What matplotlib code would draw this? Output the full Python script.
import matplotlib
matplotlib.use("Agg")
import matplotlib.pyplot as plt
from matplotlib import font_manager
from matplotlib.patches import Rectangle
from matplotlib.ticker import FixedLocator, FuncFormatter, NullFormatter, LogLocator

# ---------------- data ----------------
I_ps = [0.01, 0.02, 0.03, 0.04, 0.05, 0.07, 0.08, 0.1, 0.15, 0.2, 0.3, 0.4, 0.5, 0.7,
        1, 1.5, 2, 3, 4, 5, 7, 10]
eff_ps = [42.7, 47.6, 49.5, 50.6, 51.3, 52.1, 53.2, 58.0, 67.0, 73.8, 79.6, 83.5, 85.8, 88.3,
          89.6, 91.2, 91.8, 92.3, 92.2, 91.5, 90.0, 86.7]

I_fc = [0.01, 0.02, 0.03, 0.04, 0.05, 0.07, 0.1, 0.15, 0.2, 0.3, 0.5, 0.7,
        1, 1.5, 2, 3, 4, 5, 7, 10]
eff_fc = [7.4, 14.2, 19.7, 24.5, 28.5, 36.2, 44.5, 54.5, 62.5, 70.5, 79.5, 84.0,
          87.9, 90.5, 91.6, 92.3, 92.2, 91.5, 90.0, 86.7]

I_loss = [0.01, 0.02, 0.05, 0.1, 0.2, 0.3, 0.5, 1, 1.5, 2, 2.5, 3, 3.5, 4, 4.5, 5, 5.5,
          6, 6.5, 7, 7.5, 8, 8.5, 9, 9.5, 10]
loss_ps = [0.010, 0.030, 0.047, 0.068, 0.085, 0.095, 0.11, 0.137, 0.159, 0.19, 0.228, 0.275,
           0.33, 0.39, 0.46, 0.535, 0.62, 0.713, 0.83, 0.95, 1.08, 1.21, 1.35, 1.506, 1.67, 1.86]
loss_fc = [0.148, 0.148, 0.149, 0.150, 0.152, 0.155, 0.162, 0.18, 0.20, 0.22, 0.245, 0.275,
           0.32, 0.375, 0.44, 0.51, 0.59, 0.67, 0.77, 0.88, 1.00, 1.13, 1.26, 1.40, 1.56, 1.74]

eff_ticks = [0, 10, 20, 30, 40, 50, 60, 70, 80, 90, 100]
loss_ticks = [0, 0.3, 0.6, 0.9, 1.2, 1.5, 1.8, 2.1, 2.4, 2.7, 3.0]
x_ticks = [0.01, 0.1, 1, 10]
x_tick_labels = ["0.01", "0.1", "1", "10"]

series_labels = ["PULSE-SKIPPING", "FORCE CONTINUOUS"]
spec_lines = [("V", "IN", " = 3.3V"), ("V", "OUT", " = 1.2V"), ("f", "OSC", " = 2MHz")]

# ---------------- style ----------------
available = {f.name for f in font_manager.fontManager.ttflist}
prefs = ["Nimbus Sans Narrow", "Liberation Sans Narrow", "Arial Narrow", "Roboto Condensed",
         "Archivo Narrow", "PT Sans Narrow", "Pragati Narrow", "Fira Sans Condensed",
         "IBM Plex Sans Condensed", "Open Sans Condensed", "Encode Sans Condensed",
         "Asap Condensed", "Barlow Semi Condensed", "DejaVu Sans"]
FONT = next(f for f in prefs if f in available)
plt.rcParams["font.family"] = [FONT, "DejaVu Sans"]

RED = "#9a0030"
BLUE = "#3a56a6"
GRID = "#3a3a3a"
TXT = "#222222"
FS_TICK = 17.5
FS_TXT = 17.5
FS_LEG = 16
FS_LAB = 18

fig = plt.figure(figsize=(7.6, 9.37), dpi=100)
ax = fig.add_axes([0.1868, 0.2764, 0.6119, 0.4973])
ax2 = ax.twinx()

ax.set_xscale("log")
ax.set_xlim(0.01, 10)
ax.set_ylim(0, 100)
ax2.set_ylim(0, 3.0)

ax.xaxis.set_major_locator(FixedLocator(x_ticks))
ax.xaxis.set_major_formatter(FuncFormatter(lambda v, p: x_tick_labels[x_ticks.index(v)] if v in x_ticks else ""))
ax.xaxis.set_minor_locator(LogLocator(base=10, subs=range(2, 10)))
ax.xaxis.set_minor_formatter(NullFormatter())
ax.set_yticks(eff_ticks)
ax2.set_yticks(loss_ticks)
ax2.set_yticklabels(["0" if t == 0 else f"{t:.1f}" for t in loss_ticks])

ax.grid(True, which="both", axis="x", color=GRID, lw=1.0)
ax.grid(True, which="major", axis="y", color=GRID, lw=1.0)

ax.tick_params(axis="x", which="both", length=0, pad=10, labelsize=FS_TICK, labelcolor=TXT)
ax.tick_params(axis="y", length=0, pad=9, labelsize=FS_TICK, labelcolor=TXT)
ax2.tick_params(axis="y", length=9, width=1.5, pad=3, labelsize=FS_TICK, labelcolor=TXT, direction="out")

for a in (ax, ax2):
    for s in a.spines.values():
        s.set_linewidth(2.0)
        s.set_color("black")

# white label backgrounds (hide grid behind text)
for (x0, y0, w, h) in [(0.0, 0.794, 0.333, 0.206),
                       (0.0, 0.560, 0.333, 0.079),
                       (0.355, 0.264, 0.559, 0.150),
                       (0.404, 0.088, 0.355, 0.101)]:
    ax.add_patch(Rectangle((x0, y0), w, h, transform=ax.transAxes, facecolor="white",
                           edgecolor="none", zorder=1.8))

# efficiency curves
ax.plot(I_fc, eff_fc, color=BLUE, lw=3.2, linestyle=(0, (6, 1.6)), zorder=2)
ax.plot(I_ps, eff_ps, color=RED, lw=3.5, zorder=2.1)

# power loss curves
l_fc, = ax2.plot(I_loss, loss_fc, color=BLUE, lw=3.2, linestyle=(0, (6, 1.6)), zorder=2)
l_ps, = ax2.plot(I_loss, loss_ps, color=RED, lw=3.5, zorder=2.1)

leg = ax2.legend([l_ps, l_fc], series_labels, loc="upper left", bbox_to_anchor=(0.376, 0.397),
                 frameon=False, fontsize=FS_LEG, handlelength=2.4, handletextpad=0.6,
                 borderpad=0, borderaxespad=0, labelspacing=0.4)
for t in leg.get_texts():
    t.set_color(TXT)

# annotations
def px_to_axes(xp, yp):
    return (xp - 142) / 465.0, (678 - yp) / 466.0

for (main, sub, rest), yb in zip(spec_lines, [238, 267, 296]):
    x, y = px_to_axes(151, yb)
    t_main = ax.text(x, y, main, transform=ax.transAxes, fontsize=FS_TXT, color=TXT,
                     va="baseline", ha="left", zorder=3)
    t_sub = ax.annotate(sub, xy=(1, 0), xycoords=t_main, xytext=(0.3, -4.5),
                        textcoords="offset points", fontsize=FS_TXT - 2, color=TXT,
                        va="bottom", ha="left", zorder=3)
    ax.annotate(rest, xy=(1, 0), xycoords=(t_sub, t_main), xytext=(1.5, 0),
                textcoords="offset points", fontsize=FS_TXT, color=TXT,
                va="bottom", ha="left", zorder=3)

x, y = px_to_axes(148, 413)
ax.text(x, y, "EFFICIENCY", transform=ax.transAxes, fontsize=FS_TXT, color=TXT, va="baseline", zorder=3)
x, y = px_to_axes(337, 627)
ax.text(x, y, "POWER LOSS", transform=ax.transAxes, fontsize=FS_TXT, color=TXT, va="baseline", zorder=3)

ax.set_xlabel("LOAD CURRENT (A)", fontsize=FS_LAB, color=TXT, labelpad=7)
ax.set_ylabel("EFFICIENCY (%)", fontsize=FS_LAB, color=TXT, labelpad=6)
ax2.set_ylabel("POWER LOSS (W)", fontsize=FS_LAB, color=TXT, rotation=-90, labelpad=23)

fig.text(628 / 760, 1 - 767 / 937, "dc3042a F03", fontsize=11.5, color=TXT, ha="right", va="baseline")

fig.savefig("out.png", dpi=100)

■ What to produce
Your task is to transcribe the listing above in full, exactly as given.

■ Response to the task
What matplotlib code would draw this? Output the full Python script.
import matplotlib
matplotlib.use("Agg")
import matplotlib.pyplot as plt
from matplotlib import font_manager
from matplotlib.patches import Rectangle
from matplotlib.ticker import FixedLocator, FuncFormatter, NullFormatter, LogLocator

# ---------------- data ----------------
I_ps = [0.01, 0.02, 0.03, 0.04, 0.05, 0.07, 0.08, 0.1, 0.15, 0.2, 0.3, 0.4, 0.5, 0.7,
        1, 1.5, 2, 3, 4, 5, 7, 10]
eff_ps = [42.7, 47.6, 49.5, 50.6, 51.3, 52.1, 53.2, 58.0, 67.0, 73.8, 79.6, 83.5, 85.8, 88.3,
          89.6, 91.2, 91.8, 92.3, 92.2, 91.5, 90.0, 86.7]

I_fc = [0.01, 0.02, 0.03, 0.04, 0.05, 0.07, 0.1, 0.15, 0.2, 0.3, 0.5, 0.7,
        1, 1.5, 2, 3, 4, 5, 7, 10]
eff_fc = [7.4, 14.2, 19.7, 24.5, 28.5, 36.2, 44.5, 54.5, 62.5, 70.5, 79.5, 84.0,
          87.9, 90.5, 91.6, 92.3, 92.2, 91.5, 90.0, 86.7]

I_loss = [0.01, 0.02, 0.05, 0.1, 0.2, 0.3, 0.5, 1, 1.5, 2, 2.5, 3, 3.5, 4, 4.5, 5, 5.5,
          6, 6.5, 7, 7.5, 8, 8.5, 9, 9.5, 10]
loss_ps = [0.010, 0.030, 0.047, 0.068, 0.085, 0.095, 0.11, 0.137, 0.159, 0.19, 0.228, 0.275,
           0.33, 0.39, 0.46, 0.535, 0.62, 0.713, 0.83, 0.95, 1.08, 1.21, 1.35, 1.506, 1.67, 1.86]
loss_fc = [0.148, 0.148, 0.149, 0.150, 0.152, 0.155, 0.162, 0.18, 0.20, 0.22, 0.245, 0.275,
           0.32, 0.375, 0.44, 0.51, 0.59, 0.67, 0.77, 0.88, 1.00, 1.13, 1.26, 1.40, 1.56, 1.74]

eff_ticks = [0, 10, 20, 30, 40, 50, 60, 70, 80, 90, 100]
loss_ticks = [0, 0.3, 0.6, 0.9, 1.2, 1.5, 1.8, 2.1, 2.4, 2.7, 3.0]
x_ticks = [0.01, 0.1, 1, 10]
x_tick_labels = ["0.01", "0.1", "1", "10"]

series_labels = ["PULSE-SKIPPING", "FORCE CONTINUOUS"]
spec_lines = [("V", "IN", " = 3.3V"), ("V", "OUT", " = 1.2V"), ("f", "OSC", " = 2MHz")]

# ---------------- style ----------------
available = {f.name for f in font_manager.fontManager.ttflist}
prefs = ["Nimbus Sans Narrow", "Liberation Sans Narrow", "Arial Narrow", "Roboto Condensed",
         "Archivo Narrow", "PT Sans Narrow", "Pragati Narrow", "Fira Sans Condensed",
         "IBM Plex Sans Condensed", "Open Sans Condensed", "Encode Sans Condensed",
         "Asap Condensed", "Barlow Semi Condensed", "DejaVu Sans"]
FONT = next(f for f in prefs if f in available)
plt.rcParams["font.family"] = [FONT, "DejaVu Sans"]

RED = "#9a0030"
BLUE = "#3a56a6"
GRID = "#3a3a3a"
TXT = "#222222"
FS_TICK = 17.5
FS_TXT = 17.5
FS_LEG = 16
FS_LAB = 18

fig = plt.figure(figsize=(7.6, 9.37), dpi=100)
ax = fig.add_axes([0.1868, 0.2764, 0.6119, 0.4973])
ax2 = ax.twinx()

ax.set_xscale("log")
ax.set_xlim(0.01, 10)
ax.set_ylim(0, 100)
ax2.set_ylim(0, 3.0)

ax.xaxis.set_major_locator(FixedLocator(x_ticks))
ax.xaxis.set_major_formatter(FuncFormatter(lambda v, p: x_tick_labels[x_ticks.index(v)] if v in x_ticks else ""))
ax.xaxis.set_minor_locator(LogLocator(base=10, subs=range(2, 10)))
ax.xaxis.set_minor_formatter(NullFormatter())
ax.set_yticks(eff_ticks)
ax2.set_yticks(loss_ticks)
ax2.set_yticklabels(["0" if t == 0 else f"{t:.1f}" for t in loss_ticks])

ax.grid(True, which="both", axis="x", color=GRID, lw=1.0)
ax.grid(True, which="major", axis="y", color=GRID, lw=1.0)

ax.tick_params(axis="x", which="both", length=0, pad=10, labelsize=FS_TICK, labelcolor=TXT)
ax.tick_params(axis="y", length=0, pad=9, labelsize=FS_TICK, labelcolor=TXT)
ax2.tick_params(axis="y", length=9, width=1.5, pad=3, labelsize=FS_TICK, labelcolor=TXT, direction="out")

for a in (ax, ax2):
    for s in a.spines.values():
        s.set_linewidth(2.0)
        s.set_color("black")

# white label backgrounds (hide grid behind text)
for (x0, y0, w, h) in [(0.0, 0.794, 0.333, 0.206),
                       (0.0, 0.560, 0.333, 0.079),
                       (0.355, 0.264, 0.559, 0.150),
                       (0.404, 0.088, 0.355, 0.101)]:
    ax.add_patch(Rectangle((x0, y0), w, h, transform=ax.transAxes, facecolor="white",
                           edgecolor="none", zorder=1.8))

# efficiency curves
ax.plot(I_fc, eff_fc, color=BLUE, lw=3.2, linestyle=(0, (6, 1.6)), zorder=2)
ax.plot(I_ps, eff_ps, color=RED, lw=3.5, zorder=2.1)

# power loss curves
l_fc, = ax2.plot(I_loss, loss_fc, color=BLUE, lw=3.2, linestyle=(0, (6, 1.6)), zorder=2)
l_ps, = ax2.plot(I_loss, loss_ps, color=RED, lw=3.5, zorder=2.1)

leg = ax2.legend([l_ps, l_fc], series_labels, loc="upper left", bbox_to_anchor=(0.376, 0.397),
                 frameon=False, fontsize=FS_LEG, handlelength=2.4, handletextpad=0.6,
                 borderpad=0, borderaxespad=0, labelspacing=0.4)
for t in leg.get_texts():
    t.set_color(TXT)

# annotations
def px_to_axes(xp, yp):
    return (xp - 142) / 465.0, (678 - yp) / 466.0

for (main, sub, rest), yb in zip(spec_lines, [238, 267, 296]):
    x, y = px_to_axes(151, yb)
    t_main = ax.text(x, y, main, transform=ax.transAxes, fontsize=FS_TXT, color=TXT,
                     va="baseline", ha="left", zorder=3)
    t_sub = ax.annotate(sub, xy=(1, 0), xycoords=t_main, xytext=(0.3, -4.5),
                        textcoords="offset points", fontsize=FS_TXT - 2, color=TXT,
                        va="bottom", ha="left", zorder=3)
    ax.annotate(rest, xy=(1, 0), xycoords=(t_sub, t_main), xytext=(1.5, 0),
                textcoords="offset points", fontsize=FS_TXT, color=TXT,
                va="bottom", ha="left", zorder=3)

x, y = px_to_axes(148, 413)
ax.text(x, y, "EFFICIENCY", transform=ax.transAxes, fontsize=FS_TXT, color=TXT, va="baseline", zorder=3)
x, y = px_to_axes(337, 627)
ax.text(x, y, "POWER LOSS", transform=ax.transAxes, fontsize=FS_TXT, color=TXT, va="baseline", zorder=3)

ax.set_xlabel("LOAD CURRENT (A)", fontsize=FS_LAB, color=TXT, labelpad=7)
ax.set_ylabel("EFFICIENCY (%)", fontsize=FS_LAB, color=TXT, labelpad=6)
ax2.set_ylabel("POWER LOSS (W)", fontsize=FS_LAB, color=TXT, rotation=-90, labelpad=23)

fig.text(628 / 760, 1 - 767 / 937, "dc3042a F03", fontsize=11.5, color=TXT, ha="right", va="baseline")

fig.savefig("out.png", dpi=100)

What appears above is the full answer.